Era junio pero llovía. La tarde que fui a Las Ventas me tomé un vino, me regalaron un décimo de lotería y estreché las manos rematadas de anillos de los ancianos taciturnos y estoicos de la plaza que contemplaban con respeto el tendío -me recordaban tanto a mi abuelo-. No era aficionada, nunca lo había sido. Asistí por entender el mundo y sus rituales atávicos. Asistí por probarme a mí misma, por explorarme en la contradicción. Me acompañó el periodista Chapu Apaolaza, portavoz de la Fundación Toro de Lidia, un hombre sensible, generoso y cultísimo al que cosí a preguntas chinchorreras de niña disidente.

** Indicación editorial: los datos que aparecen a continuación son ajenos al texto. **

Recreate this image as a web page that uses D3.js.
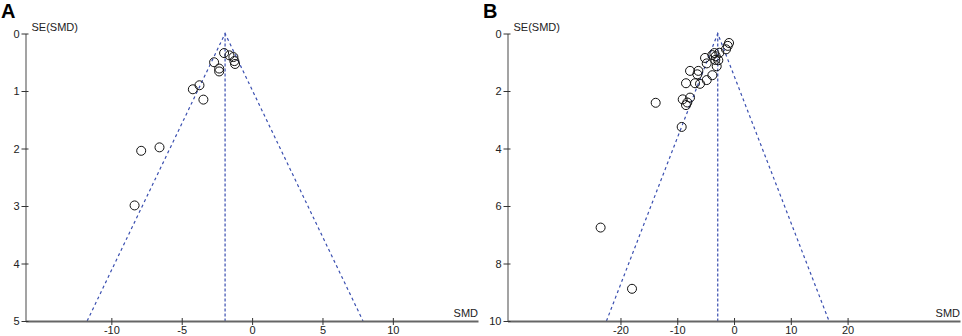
<!DOCTYPE html>
<html>
<head>
<meta charset="utf-8">
<script src="https://cdn.jsdelivr.net/npm/d3@7"></script>
<style>
  body { margin: 0; background: #fff; }
  svg { display: block; font-family: "Liberation Sans", Arial, sans-serif; }
</style>
</head>
<body>
<svg width="962" height="336"></svg>
<script>
// Panel A: SMD and SE(SMD) for each study
var smdA = [-1.99, -1.61, -1.33, -1.26, -1.21, -2.70, -2.34, -2.34, -3.74, -4.21, -3.46, -6.58, -7.88, -8.35];
var seA  = [0.34, 0.38, 0.41, 0.48, 0.53, 0.50, 0.61, 0.66, 0.90, 0.97, 1.15, 1.98, 2.04, 2.99];
var pooledA = -1.92;
var xTicksA = [-10, -5, 0, 5, 10];
var yTicksA = [0, 1, 2, 3, 4, 5];

// Panel B
var smdB = [-0.88, -1.11, -1.41, -2.59, -3.47, -3.82, -3.23, -5.11, -2.77, -3.30, -4.81, -3.05, -7.75, -6.29,
            -6.46, -3.82, -4.81, -8.46, -6.87, -5.99, -7.75, -9.04, -8.23, -8.46, -13.8, -9.22, -23.5, -17.97];
var seB  = [0.33, 0.43, 0.55, 0.67, 0.68, 0.75, 0.79, 0.85, 0.93, 0.92, 1.04, 1.14, 1.30, 1.30,
            1.42, 1.45, 1.62, 1.73, 1.73, 1.75, 2.23, 2.29, 2.40, 2.49, 2.41, 3.25, 6.75, 8.88];
var pooledB = -2.87;
var xTicksB = [-20, -10, 0, 10, 20];
var yTicksB = [0, 2, 4, 6, 8, 10];

var svg = d3.select("svg");
var axisColor = "#666";
var funnelColor = "#3a4fb0";
var plain = d => String(d); // plain hyphen, no decimals

function drawPanel(offsetX, label, smd, se, pooled, xDomain, yMax, xTicks, yTicks) {
    var g = svg.append("g").attr("transform", "translate(" + offsetX + ",0)");
    var left = 25.5, right = 478, top = 33.5, bottom = 321;

    var x = d3.scaleLinear().domain(xDomain).range([left, right]);
    var y = d3.scaleLinear().domain([0, yMax]).range([top, bottom]);

    // funnel (95% pseudo confidence limits)
    var funnel = [[pooled - 1.96 * yMax, yMax], [pooled, 0], [pooled + 1.96 * yMax, yMax]];
    g.append("path")
        .attr("d", d3.line().x(d => x(d[0])).y(d => y(d[1]))(funnel))
        .attr("fill", "none")
        .attr("stroke", funnelColor)
        .attr("stroke-width", 1.2)
        .attr("stroke-dasharray", "3,3");

    g.append("line")
        .attr("x1", x(pooled)).attr("x2", x(pooled))
        .attr("y1", y(0)).attr("y2", y(yMax))
        .attr("stroke", funnelColor)
        .attr("stroke-width", 1.2)
        .attr("stroke-dasharray", "3,2");

    // axes
    var xAxis = g.append("g")
        .attr("transform", "translate(0," + bottom + ")")
        .call(d3.axisBottom(x).tickValues(xTicks).tickFormat(plain).tickSize(4).tickSizeOuter(0));
    xAxis.select(".domain").attr("stroke", axisColor).attr("stroke-width", 2);
    xAxis.selectAll(".tick line").attr("stroke", "#333").attr("y1", -3).attr("y2", 4);
    xAxis.selectAll(".tick text").attr("font-size", 11).attr("fill", "#222").attr("y", 6).attr("dy", "0.6em");

    var yAxis = g.append("g")
        .attr("transform", "translate(" + left + ",0)")
        .call(d3.axisLeft(y).tickValues(yTicks).tickFormat(plain).tickSize(4).tickSizeOuter(0));
    yAxis.select(".domain").attr("stroke", axisColor).attr("stroke-width", 1.2);
    yAxis.selectAll(".tick line").attr("stroke", "#333").attr("x1", -4).attr("x2", 3);
    yAxis.selectAll(".tick text").attr("font-size", 11).attr("fill", "#222").attr("x", -6);

    // axis titles
    g.append("text")
        .attr("x", left + 6).attr("y", top - 3)
        .attr("font-size", 11).attr("fill", "#222")
        .text("SE(SMD)");
    g.append("text")
        .attr("x", right).attr("y", bottom - 4)
        .attr("text-anchor", "end")
        .attr("font-size", 11).attr("fill", "#222")
        .text("SMD");

    // studies
    g.selectAll("circle")
        .data(smd.map((d, i) => [d, se[i]]))
        .enter()
        .append("circle")
        .attr("cx", d => x(d[0]))
        .attr("cy", d => y(d[1]))
        .attr("r", 4.5)
        .attr("fill", "none")
        .attr("stroke", "#111")
        .attr("stroke-width", 1);

    // panel letter
    g.append("text")
        .attr("x", 1).attr("y", 17.5)
        .attr("font-size", 20).attr("font-weight", "bold")
        .attr("fill", "#000")
        .text(label);
}

drawPanel(0, "A", smdA, seA, pooledA, [-16.1, 16.05], 5, xTicksA, yTicksA);
drawPanel(482, "B", smdB, seB, pooledB, [-39.9, 39.8], 10, xTicksB, yTicksB);
</script>
</body>
</html>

Hablamos de provocación, memoria y censura; hablamos de rebeldías poéticas, de folclores oscuros y del baile hacia la muerte. Discutí, me empapé de ciertos conceptos y de su cruenta belleza, pero nunca pude, nunca, volver a mirar la frente del toro al remate de la faena. No podía soportar la puntilla dura contra su cabeza, al matador jaleando, la plaza en pie, y el animal boqueante rendido en la tierra, con lo que yo había admirado, cigarro en mano y en fúnebre silencio, su antigua y negra bravura.
Ese cuchillo corto, lo observo, no se quedó en la plaza. Hay un nervio patrio que se alimenta de la ruina ajena: ahí los españolitos celebrando la caída de los otros, pasándose sus cráneos muertos con aires de verbena. Lo volví a vivir esta semana, cuando Lecturas publicó las fotos de la ruptura de Alfred y Amaia. Esa expectación, esa extraña alegría por el dolor ajeno. Pensé en el reportero que acechaba el momento, frotándose las manos y sintiendo cómo su billetera crecía cada vez que el músico lloraba, cada vez que suplicaba, cada vez que masticaba su decepción, como hemos hecho tantos alguna vez, como hemos hecho todos. Me dio asco ese deleite carroñero.
Pensé también en el fracaso del primer amor del fotógrafo de marras: ¿le habría reconfortado que medio país le viera moquear de pena? Pensé en todos esos imbéciles que hacían bromas en Twitter sobre las imágenes: habría que verlos a ellos cuando cargaban el órgano latente tiritando. Habrá que verlos la próxima vez que les pase. Seguro que ya no ríen tanto.
Si esta sociedad es la cuna del cotilleo, de la envidia y del espionaje al vecino es porque somos una pandilla de parias frustrados que se siente satisfecha cuando entiende que el otro también padece. Lo decía el sensacional -sin ironías- Kiko Matamoros en entrevista a este periódico: nos pone cachondos la tragedia. “Antes de Sálvame fue Sófocles, Eurípides y Esquilo, y Shakespeare y García Lorca”.
Al pueblo le divierte saber que “a los hijos de los dioses les va mucho peor que a ellos”. Qué paz, qué oxígeno, qué buen dormir después de asumir que los exitosos, los públicos, los guapos y los ricos son, al menos, tan infelices como los mediocres, los anónimos, los feos y los precarios. No hay Moraleja ni Mercedes que valgan en ese juego del azar que es la perra vida. Si venden su intimidad, nos los comemos -porque no basta la historia, hay que saborear la carne fresca, hay que hundir al náufrago-. Y si no, pues también, aunque no estemos legitimados.
Qué contentos, gracias a esto, los desgraciados. Si miran bien, verán que van siempre con la puntilla en la mano, prestos a dejar al bovino humano boqueante, tendido en la plaza, mientras la concurrencia se limpia la baba. Oooooolé.